Not all claims on the basis of sickness will be accepted either. Some typical exclusions mean you will not be able to claim if off work through an illness caused by drug or alcohol abuse. A condition which existed before the cover was taken out and suddenly worsens will also not be covered by many insurers.

But why would anyone need credit card insurance when measures and benefits are in place for those who are left without work? For starters statutory sick pay does not last forever and only runs for a maximum of 28 weeks in the UK – not enough for anyone facing a long-term illness.

When it comes to redundancy, an employer must pay one and a half week’s pay for each year of employment with the firm completed by anyone aged over 41 and one week’s redundancy pay for each year for those aged between 22 and 40 who are let go.
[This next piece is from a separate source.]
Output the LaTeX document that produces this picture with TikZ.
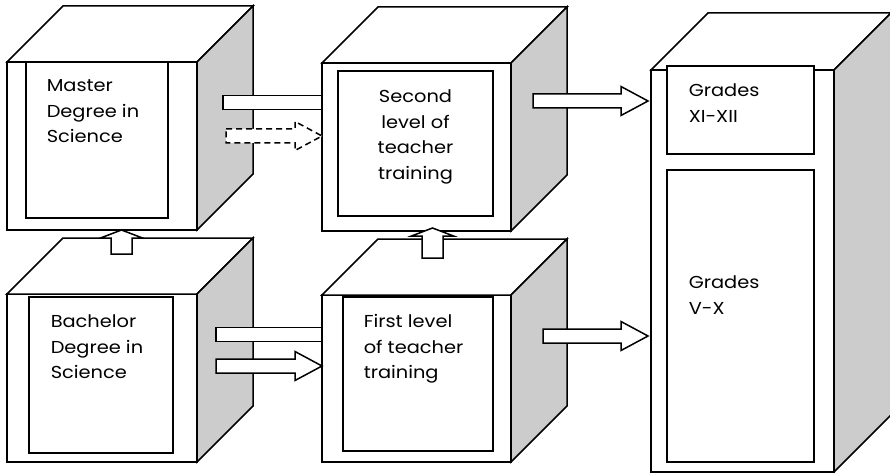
\documentclass[tikz,border=0pt]{standalone}
\usepackage{fontspec}
\setmainfont{Poppins}[FakeStretch=1.12]
\usetikzlibrary{calc,positioning}
\definecolor{sidegray}{rgb}{0.8,0.8,0.8}
\tikzset{
  front/.style={draw,fill=white,inner sep=0pt,outer sep=0pt,anchor=north west},
  inbox/.style={draw,fill=white,inner sep=0pt,outer sep=0pt,anchor=north west},
  txt/.style={inner sep=0pt,align=left,font=\fontsize{17.3}{25.5}\selectfont},
  rarrow/.style={draw,fill=white,to path={let \p1=(\tikztostart),\p2=(\tikztotarget) in
    (\x1,\y1+7pt) -- (\x2-27pt,\y1+7pt) -- (\x2-27pt,\y1+14.5pt) -- (\x2,\y1)
    -- (\x2-27pt,\y1-14.5pt) -- (\x2-27pt,\y1-7pt) -- (\x1,\y1-7pt) -- cycle}},
  rbar/.style={draw,fill=white,to path={let \p1=(\tikztostart),\p2=(\tikztotarget) in
    (\x1,\y1+7pt) rectangle (\x2,\y1-7pt)}},
  uarrow/.style={draw,fill=white,to path={let \p1=(\tikztostart),\p2=(\tikztotarget) in
    (\x1-10.5pt,\y1) -- (\x1-10.5pt,\y2-8pt) -- (\x1-21pt,\y2-8pt) -- (\x1,\y2)
    -- (\x1+21pt,\y2-8pt) -- (\x1+10.5pt,\y2-8pt) -- (\x1+10.5pt,\y1) -- cycle}}
}
\begin{document}
\begin{tikzpicture}[x=1pt,y=-1pt,line width=1.5pt]
        \useasboundingbox (0,0) rectangle (890,473);
        % Master Degree
        \node[front,minimum width=190pt,minimum height=168pt] (ms) at (7,62) {};
        \filldraw[fill=white] (ms.north west) -- ++(56,-56) -- ++(190,0) -- (ms.north east) -- cycle;
        \filldraw[fill=sidegray] (ms.north east) -- ++(56,-56) -- ($(ms.south east)+(56,-56)$) -- (ms.south east) -- cycle;
        \node[inbox,minimum width=142pt,minimum height=156pt] (msbox) at (26,62) {};
        \node[txt,below right=17pt and 20pt of msbox.north west] (mstxt) {Master\\Degree in\\Science};
        % Bachelor Degree
        \node[front,minimum width=190pt,minimum height=168pt] (bs) at (7,294) {};
        \filldraw[fill=white] (bs.north west) -- ++(56,-56) -- ++(190,0) -- (bs.north east) -- cycle;
        \filldraw[fill=sidegray] (bs.north east) -- ++(56,-56) -- ($(bs.south east)+(56,-56)$) -- (bs.south east) -- cycle;
        \node[inbox,minimum width=144pt,minimum height=156pt] (bsbox) at (29,297) {};
        \node[txt,below right=17pt and 21pt of bsbox.north west] (bstxt) {Bachelor\\Degree in\\Science};
        % Second level
        \node[front,minimum width=189pt,minimum height=168pt] (sl) at (322,63) {};
        \filldraw[fill=white] (sl.north west) -- ++(56,-56) -- ++(189,0) -- (sl.north east) -- cycle;
        \filldraw[fill=sidegray] (sl.north east) -- ++(56,-56) -- ($(sl.south east)+(56,-56)$) -- (sl.south east) -- cycle;
        \node[inbox,minimum width=155pt,minimum height=145pt] (slbox) at (338,71) {};
        \node[txt,align=center,below=18pt of slbox.north] (sltxt) {Second\\level of\\teacher\\training};
        % First level
        \node[front,minimum width=189pt,minimum height=167pt] (fl) at (322,295) {};
        \filldraw[fill=white] (fl.north west) -- ++(56,-56) -- ++(189,0) -- (fl.north east) -- cycle;
        \filldraw[fill=sidegray] (fl.north east) -- ++(56,-56) -- ($(fl.south east)+(56,-56)$) -- (fl.south east) -- cycle;
        \node[inbox,minimum width=150pt,minimum height=154pt] (flbox) at (343,297) {};
        \node[txt,below right=17pt and 20pt of flbox.north west] (fltxt) {First level\\of teacher\\training};
        % Grades
        \node[front,minimum width=183pt,minimum height=402pt] (gr) at (651,70) {};
        \filldraw[fill=white] (gr.north west) -- ++(57,-57) -- ++(183,0) -- (gr.north east) -- cycle;
        \filldraw[fill=sidegray] (gr.north east) -- ++(57,-57) -- ($(gr.south east)+(57,-57)$) -- (gr.south east) -- cycle;
        \node[inbox,minimum width=147pt,minimum height=88pt] (gxbox) at (667,66) {};
        \node[txt,below right=17pt and 21pt of gxbox.north west] (gxtxt) {Grades\\XI-XII};
        \node[inbox,minimum width=147pt,minimum height=292pt] (gvbox) at (667,170) {};
        \node[txt,below right=105pt and 21pt of gvbox.north west] (gvtxt) {Grades\\V-X};
        % Arrows
        \draw[rbar] ($(ms.north east)+(26,40.5)$) to (sl.west);
        \draw[rarrow,dash pattern=on 6pt off 4pt] ($(ms.north east)+(29,74)$) to (sl.west);
        \draw[rbar] ($(bs.north east)+(19,40.5)$) to (fl.west);
        \draw[rarrow] ($(bs.north east)+(19,72)$) to (fl.west);
        \draw[rarrow] ($(sl.north east)+(22,38)$) to ($(gr.west)+(-3,0)$);
        \draw[rarrow] ($(fl.north east)+(32,41)$) to ($(gr.west)+(-3,0)$);
        \draw[uarrow] ($(bs.north)+(19.5,-40)$) to (ms.south);
        \draw[uarrow] ($(fl.north)+(16,-37)$) to ($(sl.south)+(0,-3)$);
\end{tikzpicture}
\end{document}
People under 22 get just half a week’s pay per year.

Turning to benefits – those who manage to successfully claim jobseekers’ allowance can expect little more than £60 per week in many cases – barely enough to cover rent or food bills, let alone deal with card payments.

Finally, it is worth bearing in mind that card protection comes under the wing of the payment protection insurance industry, which is still the subject of an investigation by the Competition Commission. This follows rulings from the Financial Services Authority in 2007 which said some big name companies had ‘mis-sold’ polices to people who did not need them or who did not even qualify for them.

Most of the negative attention was centred on policies which were sold to people by the very same firm providing them with a loan or card, often at the same time as they applied for the product. With this in mind make sure you shop around for a credit card insurance policy which is right for you. Some smaller providers offer better deals than more well-known firms and can provide peace of mind at a much cheaper price.